#### Work to do
Sift the material for lines containing "that", and return them.

(Records from a collection)
···
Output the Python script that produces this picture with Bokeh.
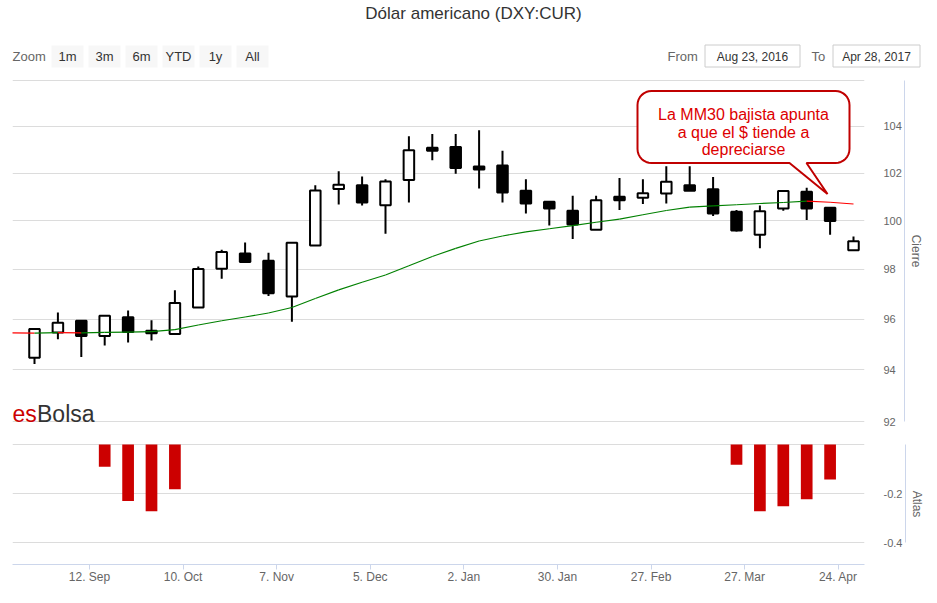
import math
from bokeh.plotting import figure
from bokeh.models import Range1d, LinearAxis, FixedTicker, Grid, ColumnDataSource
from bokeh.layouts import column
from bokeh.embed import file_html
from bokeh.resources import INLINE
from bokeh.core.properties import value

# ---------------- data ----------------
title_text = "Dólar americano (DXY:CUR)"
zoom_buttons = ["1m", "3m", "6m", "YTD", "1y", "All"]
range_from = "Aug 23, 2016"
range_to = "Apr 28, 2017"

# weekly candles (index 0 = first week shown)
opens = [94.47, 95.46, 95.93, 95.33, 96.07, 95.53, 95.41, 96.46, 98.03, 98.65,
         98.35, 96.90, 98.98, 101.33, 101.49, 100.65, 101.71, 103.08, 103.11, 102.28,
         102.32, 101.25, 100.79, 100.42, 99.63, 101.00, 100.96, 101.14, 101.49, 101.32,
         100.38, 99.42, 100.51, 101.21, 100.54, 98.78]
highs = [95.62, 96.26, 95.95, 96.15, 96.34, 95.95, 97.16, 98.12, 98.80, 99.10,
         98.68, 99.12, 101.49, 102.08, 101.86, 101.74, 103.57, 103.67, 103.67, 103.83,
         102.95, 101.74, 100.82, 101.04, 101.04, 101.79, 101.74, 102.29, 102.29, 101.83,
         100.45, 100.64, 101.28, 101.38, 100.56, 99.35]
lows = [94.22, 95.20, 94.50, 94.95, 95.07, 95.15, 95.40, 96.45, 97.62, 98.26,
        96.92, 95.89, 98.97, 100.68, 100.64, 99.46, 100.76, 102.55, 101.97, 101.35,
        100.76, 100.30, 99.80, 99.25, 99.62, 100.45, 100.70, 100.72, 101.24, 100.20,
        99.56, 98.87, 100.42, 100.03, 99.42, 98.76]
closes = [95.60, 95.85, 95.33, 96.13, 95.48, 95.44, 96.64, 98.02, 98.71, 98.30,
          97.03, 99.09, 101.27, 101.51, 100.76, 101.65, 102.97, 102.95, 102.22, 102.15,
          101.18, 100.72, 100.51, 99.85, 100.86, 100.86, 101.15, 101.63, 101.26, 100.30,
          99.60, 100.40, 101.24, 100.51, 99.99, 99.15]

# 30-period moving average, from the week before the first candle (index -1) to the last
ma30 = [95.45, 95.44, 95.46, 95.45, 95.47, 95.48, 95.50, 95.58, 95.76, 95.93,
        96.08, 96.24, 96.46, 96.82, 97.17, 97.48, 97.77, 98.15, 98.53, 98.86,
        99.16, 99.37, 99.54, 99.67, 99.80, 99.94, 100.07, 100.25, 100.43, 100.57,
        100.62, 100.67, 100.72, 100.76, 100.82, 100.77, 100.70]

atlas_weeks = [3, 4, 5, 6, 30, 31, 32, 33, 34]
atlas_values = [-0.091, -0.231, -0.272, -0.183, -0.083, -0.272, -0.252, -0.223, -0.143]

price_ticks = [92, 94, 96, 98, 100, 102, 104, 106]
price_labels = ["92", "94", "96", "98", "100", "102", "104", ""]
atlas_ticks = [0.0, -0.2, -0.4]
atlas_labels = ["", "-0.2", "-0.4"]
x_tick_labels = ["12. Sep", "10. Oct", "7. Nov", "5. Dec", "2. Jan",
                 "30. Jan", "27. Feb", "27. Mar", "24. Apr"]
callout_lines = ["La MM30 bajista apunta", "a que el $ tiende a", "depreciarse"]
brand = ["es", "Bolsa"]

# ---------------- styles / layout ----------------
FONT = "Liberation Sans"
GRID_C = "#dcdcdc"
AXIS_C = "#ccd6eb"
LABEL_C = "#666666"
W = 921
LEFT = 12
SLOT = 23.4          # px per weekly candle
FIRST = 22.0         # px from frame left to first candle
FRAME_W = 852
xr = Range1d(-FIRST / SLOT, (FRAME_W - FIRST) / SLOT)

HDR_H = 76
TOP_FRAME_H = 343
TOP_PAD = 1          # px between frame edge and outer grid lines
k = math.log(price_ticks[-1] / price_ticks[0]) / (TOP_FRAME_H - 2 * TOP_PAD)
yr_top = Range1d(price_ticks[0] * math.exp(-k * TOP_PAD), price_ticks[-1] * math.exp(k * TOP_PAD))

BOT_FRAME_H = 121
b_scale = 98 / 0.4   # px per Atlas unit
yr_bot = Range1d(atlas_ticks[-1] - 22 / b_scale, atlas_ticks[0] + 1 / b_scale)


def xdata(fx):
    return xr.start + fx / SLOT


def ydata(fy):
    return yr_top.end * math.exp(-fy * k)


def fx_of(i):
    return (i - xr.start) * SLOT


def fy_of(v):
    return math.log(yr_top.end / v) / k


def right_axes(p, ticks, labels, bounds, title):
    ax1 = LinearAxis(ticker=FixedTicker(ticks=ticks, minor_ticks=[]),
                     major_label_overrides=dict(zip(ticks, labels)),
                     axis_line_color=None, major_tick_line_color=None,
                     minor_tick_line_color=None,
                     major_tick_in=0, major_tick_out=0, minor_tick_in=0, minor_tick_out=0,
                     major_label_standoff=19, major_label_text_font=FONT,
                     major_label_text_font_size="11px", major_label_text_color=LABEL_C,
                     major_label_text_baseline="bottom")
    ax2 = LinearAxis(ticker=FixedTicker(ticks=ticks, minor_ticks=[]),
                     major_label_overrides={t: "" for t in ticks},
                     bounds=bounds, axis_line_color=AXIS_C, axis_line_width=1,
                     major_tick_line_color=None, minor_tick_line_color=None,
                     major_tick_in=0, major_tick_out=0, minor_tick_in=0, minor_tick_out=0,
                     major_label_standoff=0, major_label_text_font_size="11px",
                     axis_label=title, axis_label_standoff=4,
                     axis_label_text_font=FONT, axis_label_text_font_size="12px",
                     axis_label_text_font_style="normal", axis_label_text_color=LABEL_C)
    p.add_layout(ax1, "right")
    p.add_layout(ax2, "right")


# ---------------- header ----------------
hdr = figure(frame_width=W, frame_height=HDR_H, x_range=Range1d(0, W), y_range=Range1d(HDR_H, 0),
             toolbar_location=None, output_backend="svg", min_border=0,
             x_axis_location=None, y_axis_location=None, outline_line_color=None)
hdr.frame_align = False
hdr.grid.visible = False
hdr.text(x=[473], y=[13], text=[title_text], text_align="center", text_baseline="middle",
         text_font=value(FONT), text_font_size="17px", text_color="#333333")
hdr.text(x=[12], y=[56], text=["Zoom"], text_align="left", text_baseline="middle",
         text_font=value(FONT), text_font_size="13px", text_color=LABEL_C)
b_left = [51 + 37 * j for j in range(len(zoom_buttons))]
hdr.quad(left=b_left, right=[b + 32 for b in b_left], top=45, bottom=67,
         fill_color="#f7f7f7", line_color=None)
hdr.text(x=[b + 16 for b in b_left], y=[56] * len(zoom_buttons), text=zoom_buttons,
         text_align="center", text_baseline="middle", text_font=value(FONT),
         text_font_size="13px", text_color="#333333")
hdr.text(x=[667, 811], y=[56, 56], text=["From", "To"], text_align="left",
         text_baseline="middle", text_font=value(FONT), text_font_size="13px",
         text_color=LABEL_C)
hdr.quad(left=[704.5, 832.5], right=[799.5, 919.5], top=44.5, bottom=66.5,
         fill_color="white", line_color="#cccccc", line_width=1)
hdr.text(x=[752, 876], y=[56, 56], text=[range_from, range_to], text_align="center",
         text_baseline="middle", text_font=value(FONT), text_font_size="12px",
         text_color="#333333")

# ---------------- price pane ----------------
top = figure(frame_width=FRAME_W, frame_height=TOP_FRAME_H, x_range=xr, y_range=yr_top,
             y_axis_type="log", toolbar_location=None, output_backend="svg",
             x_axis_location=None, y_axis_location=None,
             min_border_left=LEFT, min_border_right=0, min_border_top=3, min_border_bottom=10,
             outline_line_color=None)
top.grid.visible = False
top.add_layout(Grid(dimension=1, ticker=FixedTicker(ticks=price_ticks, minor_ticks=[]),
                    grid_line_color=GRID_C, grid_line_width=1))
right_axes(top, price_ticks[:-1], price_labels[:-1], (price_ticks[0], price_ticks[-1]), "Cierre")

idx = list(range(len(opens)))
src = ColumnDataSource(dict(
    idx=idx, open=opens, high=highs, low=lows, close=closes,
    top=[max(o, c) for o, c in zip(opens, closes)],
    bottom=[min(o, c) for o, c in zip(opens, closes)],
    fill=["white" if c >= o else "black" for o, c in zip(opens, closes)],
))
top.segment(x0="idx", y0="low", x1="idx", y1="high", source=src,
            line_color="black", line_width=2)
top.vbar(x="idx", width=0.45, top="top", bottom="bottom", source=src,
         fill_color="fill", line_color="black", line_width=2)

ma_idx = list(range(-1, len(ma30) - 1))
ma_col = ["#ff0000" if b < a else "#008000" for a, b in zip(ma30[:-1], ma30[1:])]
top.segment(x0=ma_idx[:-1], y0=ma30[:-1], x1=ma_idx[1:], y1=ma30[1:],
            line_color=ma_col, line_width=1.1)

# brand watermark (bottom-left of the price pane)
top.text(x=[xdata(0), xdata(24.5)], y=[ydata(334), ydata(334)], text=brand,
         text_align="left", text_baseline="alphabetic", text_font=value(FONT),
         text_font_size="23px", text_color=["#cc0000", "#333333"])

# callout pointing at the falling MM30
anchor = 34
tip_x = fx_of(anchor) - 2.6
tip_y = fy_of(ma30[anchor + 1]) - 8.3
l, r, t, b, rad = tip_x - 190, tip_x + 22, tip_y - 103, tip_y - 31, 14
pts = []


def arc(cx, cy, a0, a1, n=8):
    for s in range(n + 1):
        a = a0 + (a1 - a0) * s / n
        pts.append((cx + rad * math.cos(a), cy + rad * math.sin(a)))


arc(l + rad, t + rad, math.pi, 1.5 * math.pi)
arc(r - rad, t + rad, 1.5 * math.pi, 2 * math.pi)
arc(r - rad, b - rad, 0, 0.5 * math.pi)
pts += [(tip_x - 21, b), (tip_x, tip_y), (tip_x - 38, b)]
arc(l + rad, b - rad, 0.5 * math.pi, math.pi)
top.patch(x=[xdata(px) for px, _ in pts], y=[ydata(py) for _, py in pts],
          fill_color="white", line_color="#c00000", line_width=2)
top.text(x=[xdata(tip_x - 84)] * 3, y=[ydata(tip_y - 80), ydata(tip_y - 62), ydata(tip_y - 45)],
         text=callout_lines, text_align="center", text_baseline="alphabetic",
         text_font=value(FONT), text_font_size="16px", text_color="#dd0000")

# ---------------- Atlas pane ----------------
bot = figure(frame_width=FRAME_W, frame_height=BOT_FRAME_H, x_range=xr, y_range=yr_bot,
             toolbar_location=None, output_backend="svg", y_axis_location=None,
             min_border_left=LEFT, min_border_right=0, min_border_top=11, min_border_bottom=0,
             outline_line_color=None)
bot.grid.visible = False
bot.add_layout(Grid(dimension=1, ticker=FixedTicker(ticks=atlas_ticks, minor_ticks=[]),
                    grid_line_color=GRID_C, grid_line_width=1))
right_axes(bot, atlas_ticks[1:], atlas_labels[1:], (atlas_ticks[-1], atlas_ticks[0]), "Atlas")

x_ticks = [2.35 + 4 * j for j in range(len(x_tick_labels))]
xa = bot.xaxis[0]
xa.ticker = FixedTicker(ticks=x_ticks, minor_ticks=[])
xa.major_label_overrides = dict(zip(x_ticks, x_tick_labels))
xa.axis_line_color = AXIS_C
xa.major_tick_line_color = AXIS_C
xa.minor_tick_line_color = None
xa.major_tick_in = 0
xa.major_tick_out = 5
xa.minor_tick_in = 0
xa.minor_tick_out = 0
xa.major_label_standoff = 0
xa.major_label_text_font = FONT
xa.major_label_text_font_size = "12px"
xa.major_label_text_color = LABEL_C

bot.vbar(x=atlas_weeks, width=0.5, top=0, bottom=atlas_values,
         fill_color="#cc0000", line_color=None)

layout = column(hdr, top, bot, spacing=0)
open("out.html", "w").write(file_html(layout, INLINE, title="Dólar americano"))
···
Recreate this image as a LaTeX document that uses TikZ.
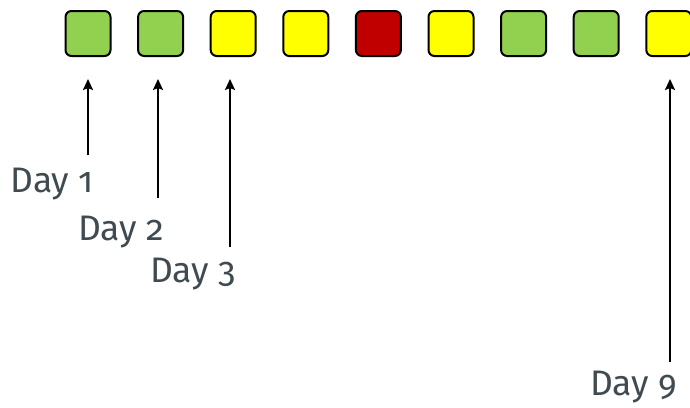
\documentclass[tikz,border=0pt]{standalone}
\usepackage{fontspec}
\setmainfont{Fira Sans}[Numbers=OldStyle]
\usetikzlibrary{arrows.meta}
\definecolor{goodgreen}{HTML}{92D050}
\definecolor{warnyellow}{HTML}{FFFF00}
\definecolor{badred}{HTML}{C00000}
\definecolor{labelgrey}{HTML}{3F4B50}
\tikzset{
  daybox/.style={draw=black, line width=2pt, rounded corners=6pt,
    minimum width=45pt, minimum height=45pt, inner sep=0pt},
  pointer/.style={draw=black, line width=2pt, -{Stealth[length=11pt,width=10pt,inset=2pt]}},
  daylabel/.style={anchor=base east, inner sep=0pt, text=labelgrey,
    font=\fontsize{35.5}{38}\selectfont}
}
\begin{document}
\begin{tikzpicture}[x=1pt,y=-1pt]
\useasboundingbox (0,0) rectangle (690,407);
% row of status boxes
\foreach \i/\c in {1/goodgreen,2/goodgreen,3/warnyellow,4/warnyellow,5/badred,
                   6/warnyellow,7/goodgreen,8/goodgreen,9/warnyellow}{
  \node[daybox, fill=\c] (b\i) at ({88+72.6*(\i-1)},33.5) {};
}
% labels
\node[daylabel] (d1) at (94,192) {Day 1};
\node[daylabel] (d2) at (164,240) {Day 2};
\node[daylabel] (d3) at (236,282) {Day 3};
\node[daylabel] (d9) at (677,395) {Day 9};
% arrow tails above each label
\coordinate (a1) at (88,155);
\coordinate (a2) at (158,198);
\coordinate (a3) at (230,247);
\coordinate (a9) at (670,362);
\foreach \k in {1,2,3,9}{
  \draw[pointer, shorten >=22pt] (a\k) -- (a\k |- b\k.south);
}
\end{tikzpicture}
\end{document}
···
#### Written solution
Output the Python script that produces this picture with Bokeh.
Recreate this image as a LaTeX document that uses TikZ.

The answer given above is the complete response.